According to an article by the AFP News Service, the parliament expressed great concern about the case of Asia Bibi, a Christian woman sentenced to death four years ago for blasphemy.
Her sentence was upheld last month by a high court in Lahore, dashing hopes the conviction might be overturned or commuted to a jail term.
In a non-binding resolution, members of the European parliament in Strasbourg, AFP reported that France expressed concern that blasphemy laws “are increasingly used to target vulnerable minority groups, including Ahmedis and Christians, in Pakistan.”

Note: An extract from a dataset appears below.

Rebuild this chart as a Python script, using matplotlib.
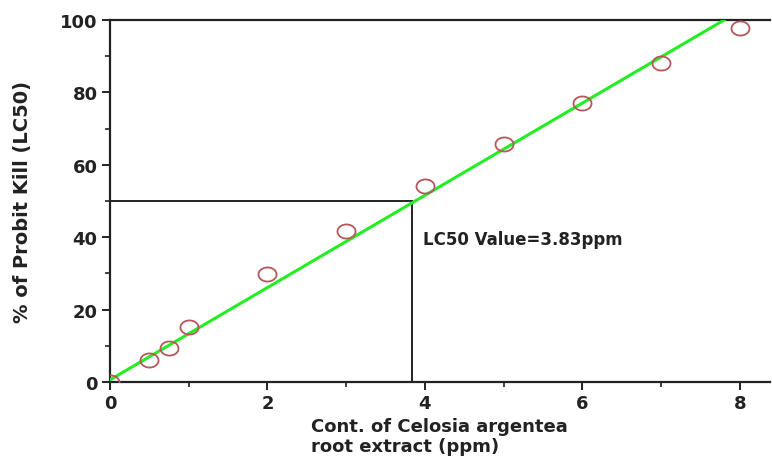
import numpy as np
import matplotlib.pyplot as plt
from matplotlib.path import Path

plt.rcParams["font.family"] = ["DejaVu Sans"]
plt.rcParams["font.weight"] = "bold"

# observed probit kill (%) vs concentration (ppm)
conc = [0, 0.5, 0.75, 1, 2, 3, 4, 5, 6, 7, 8]
kill = [0, 6.2, 9.3, 15.2, 29.8, 41.7, 54.1, 65.7, 77.1, 88.0, 97.9]

# fitted line
fit_x = [0, 7.8]
fit_y = [0.6, 100]

lc50 = 3.83
lc50_kill = 50

# slightly wide ellipse marker (source image is stretched)
t = np.linspace(0, 2 * np.pi, 60)
ell = Path(np.column_stack([np.cos(t), 0.78 * np.sin(t)]), closed=True)

fig = plt.figure(figsize=(7.72, 4.64), dpi=100)
ax = fig.add_axes([0.1425, 0.1746, 0.8545, 0.78])

ax.plot([0, lc50], [lc50_kill, lc50_kill], color="#222222", lw=1.4)
ax.plot([lc50, lc50], [0, lc50_kill], color="#222222", lw=1.4)
ax.plot(fit_x, fit_y, color="#22ee22", lw=2.2, zorder=3)
ax.plot(conc, kill, ls="none", marker=ell, ms=13, mfc="none",
        mec="#b5575a", mew=1.3, zorder=4)

ax.text(3.98, 39.5, "LC50 Value=3.83ppm", fontsize=12, fontweight="bold",
        va="center", ha="left", color="#222222")

ax.set_xlim(0, 8.38)
ax.set_ylim(0, 100)
ax.set_xticks([0, 2, 4, 6, 8])
ax.set_xticks([1, 3, 5, 7], minor=True)
ax.set_yticks([0, 20, 40, 60, 80, 100])
ax.set_yticks([10, 30, 50, 70, 90], minor=True)
ax.tick_params(which="major", direction="out", length=6, width=1.4,
               labelsize=13, colors="#222222", pad=3)
ax.tick_params(which="minor", direction="out", length=3.5, width=1.2,
               colors="#222222")
for lab in ax.get_xticklabels() + ax.get_yticklabels():
    lab.set_fontweight("bold")

ax.spines["right"].set_visible(False)
for s in ["left", "bottom", "top"]:
    ax.spines[s].set_linewidth(1.6)
    ax.spines[s].set_color("#222222")

ax.set_xlabel("Cont. of Celosia argentea\nroot extract (ppm)", fontsize=13,
              fontweight="bold", multialignment="left", labelpad=3,
              linespacing=1.15, color="#222222")
ax.set_ylabel("% of Probit Kill (LC50)", fontsize=14, fontweight="bold",
              labelpad=20, color="#222222")

fig.savefig("out.png", dpi=100)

The resolution “calls on the government of Pakistan to carry out a thorough review of the blasphemy laws and their current application ... with a review to repealing the laws.”
It also “calls on the government of Pakistan to abolish the death penalty, including for blasphemy or apostasy.”
AFP said meanwhile, about 50 MEPs meanwhile wrote to EU foreign policy chief Federica Mogherini urging her to ask Pakistan to show clemency toward Asia Bibi.
In a final recourse in her case, Bibi filed an appeal in Pakistan's top court Monday.
Pakistan has never executed anyone for blasphemy and has had a de facto moratorium on civilian executions since 2008.